这里我们只看acquire和release的实现。

acquire·

template <class Mutex, class ConditionVariable, std::ptrdiff_t kLeastMaxValue>
void BasicCountingSemaphore<Mutex, ConditionVariable,
                            kLeastMaxValue>::acquire() {
  std::unique_lock lk(lock_);
  cv_.wait(lk, [&] { return current_ != 0; });
  --current_;
  return;
}

尝试获取一个资源，如果有，则把资源数(current_) 减一，如果没有资源则wait。

release·

template <class Mutex, class ConditionVariable, std::ptrdiff_t kLeastMaxValue>
void BasicCountingSemaphore<Mutex, ConditionVariable, kLeastMaxValue>::release(
    std::ptrdiff_t count) {
  // Count should be less than LeastMaxValue and greater than 0
  FLARE_CHECK_LE(count, kLeastMaxValue);
  FLARE_CHECK_GT(count, 0);
  std::scoped_lock lk(lock_);
  // Internal counter should be less than LeastMaxValue
  FLARE_CHECK_LE(current_, kLeastMaxValue - count);
  current_ += count;
  if (count == 1) {
    cv_.notify_one();
  } else {
    cv_.notify_all();
  }
}

资源归还count个，如果归还数为1，则唤醒一个fiber，否则唤醒所有。

为什么这里需要唤醒所有，有一部分再被唤醒后有会陷入等待，而不是循环一个个notify?

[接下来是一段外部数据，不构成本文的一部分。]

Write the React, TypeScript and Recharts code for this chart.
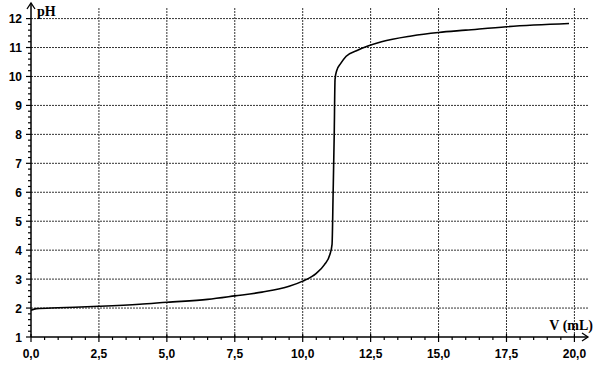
import React from "react"
import { LineChart, Line, XAxis, YAxis, ReferenceLine } from "recharts"

// titration curve
const volume = [0, 0.2, 1, 2.5, 4, 5, 6.5, 7.5, 8.5, 9.5, 10, 10.5, 10.8, 11.0, 11.08, 11.12, 11.16, 11.19, 11.25, 11.4, 11.6, 12.0, 12.4, 12.9, 14.0, 15.0, 16.0, 17.5, 19.8]
const ph = [1.92, 1.98, 2.01, 2.06, 2.13, 2.2, 2.3, 2.42, 2.55, 2.75, 2.93, 3.2, 3.5, 3.85, 4.2, 6.0, 8.0, 9.9, 10.2, 10.45, 10.7, 10.9, 11.05, 11.2, 11.4, 11.52, 11.6, 11.72, 11.83]

const xMajor = [0, 2.5, 5, 7.5, 10, 12.5, 15, 17.5, 20]
const yMajor = [1, 2, 3, 4, 5, 6, 7, 8, 9, 10, 11, 12]
const X_END = 20.5
const Y_END = 12.4

const xTicks = [...Array.from({ length: 41 }, (_, i) => i / 2), X_END]
const yTicks = [...Array.from({ length: 56 }, (_, i) => (10 + 2 * i) / 10), Y_END]

const data = volume.map((v, i) => ({ v, ph: ph[i] }))

const labelFont = { fontFamily: "Liberation Sans, Arial, sans-serif", fontSize: 12, fontWeight: 700, fill: "#000" }
const titleFont = { fontFamily: "Liberation Serif, Times New Roman, serif", fontSize: 14, fontWeight: 700, fill: "#000" }

const fmt = (n: number) => n.toFixed(1).replace(".", ",")

const XTick = (props: any) => {
  const { x, y, payload } = props
  const v = payload.value
  if (v === X_END) {
    return (
      <g>
        <path d={`M${x - 6},${y - 4} L${x},${y} L${x - 6},${y + 4}`} stroke="#000" strokeWidth={1.3} fill="none" />
        <text x={x + 5} y={y - 7} textAnchor="end" style={titleFont}>V (mL)</text>
      </g>
    )
  }
  const major = xMajor.includes(v)
  return (
    <g>
      <line x1={x} x2={x} y1={major ? y - 3 : y} y2={y + (major ? 5 : 3)} stroke="#000" strokeWidth={1.2} />
      {major && <text x={x} y={y + 21} textAnchor="middle" style={labelFont}>{fmt(v)}</text>}
    </g>
  )
}

const YTick = (props: any) => {
  const { x, y, payload } = props
  const v = payload.value
  if (v === Y_END) {
    return (
      <g>
        <line x1={x} x2={x} y1={y} y2={y - 4} stroke="#000" strokeWidth={1.5} />
        <path d={`M${x - 4},${y + 2} L${x},${y - 4} L${x + 4},${y + 2}`} stroke="#000" strokeWidth={1.3} fill="none" />
        <text x={x + 6} y={y + 9} style={titleFont}>pH</text>
      </g>
    )
  }
  const major = Number.isInteger(v)
  return (
    <g>
      <line x1={x - (major ? 5 : 3)} x2={x} y1={y} y2={y} stroke="#000" strokeWidth={1.2} />
      {major && <text x={x - 9} y={y + 4.5} textAnchor="end" style={labelFont}>{v}</text>}
    </g>
  )
}

export default function App() {
  return (
    <div style={{ background: "#fff", width: 599, height: 366 }}>
      <style>{"body{margin:0}"}</style>
      <LineChart width={599} height={366} data={data} margin={{ top: 7, right: 11, left: 0, bottom: 0 }}>
        {xMajor.slice(1).map((v) => (
          <ReferenceLine key={"x" + v} x={v} stroke="#333" strokeDasharray="2 1" strokeWidth={1} />
        ))}
        {yMajor.slice(1).map((v) => (
          <ReferenceLine key={"y" + v} y={v} stroke="#333" strokeDasharray="2 1" strokeWidth={1} />
        ))}
        <XAxis
          dataKey="v"
          type="number"
          domain={[0, X_END]}
          ticks={xTicks}
          interval={0}
          tickSize={0}
          tickMargin={0}
          tickLine={false}
          height={29}
          axisLine={{ stroke: "#000", strokeWidth: 1.5 }}
          tick={<XTick />}
          allowDataOverflow
        />
        <YAxis
          type="number"
          domain={[1, Y_END]}
          ticks={yTicks}
          interval={0}
          tickSize={0}
          tickMargin={0}
          tickLine={false}
          width={31}
          axisLine={{ stroke: "#000", strokeWidth: 1.5 }}
          tick={<YTick />}
          allowDataOverflow
        />
        <Line
          dataKey="ph"
          type="monotone"
          stroke="#000"
          strokeWidth={1.6}
          dot={false}
          isAnimationActive={false}
        />
      </LineChart>
    </div>
  )
}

在ConditionVar的notify_all中有一段注释:

// We cannot keep calling `notify_one` here. If a waiter immediately goes to
// sleep again after we wake up it, it's possible that we wake it again when
// we try to drain the wait chain.
//
// So we remove all waiters first, and schedule them then.

难道是一个个notify，最先notify的人又睡眠加入到wait队列，然后又被唤醒？但是调度时是fifo的，对于semaphore的release函数，这种case应该不存在。 暂时不知道为什么。

TODO(zhangxingrui)

总结·

至此，分析完常用的锁和同步实现。代码相对简单，除了spinlock外，其余lock和thread的核心不同在于，fiber lock是将fiber挂起到等到队列，然后切换到其余fiber，而不像thread那样直接将整改thread挂住。对于io密集型场景，性能会更好。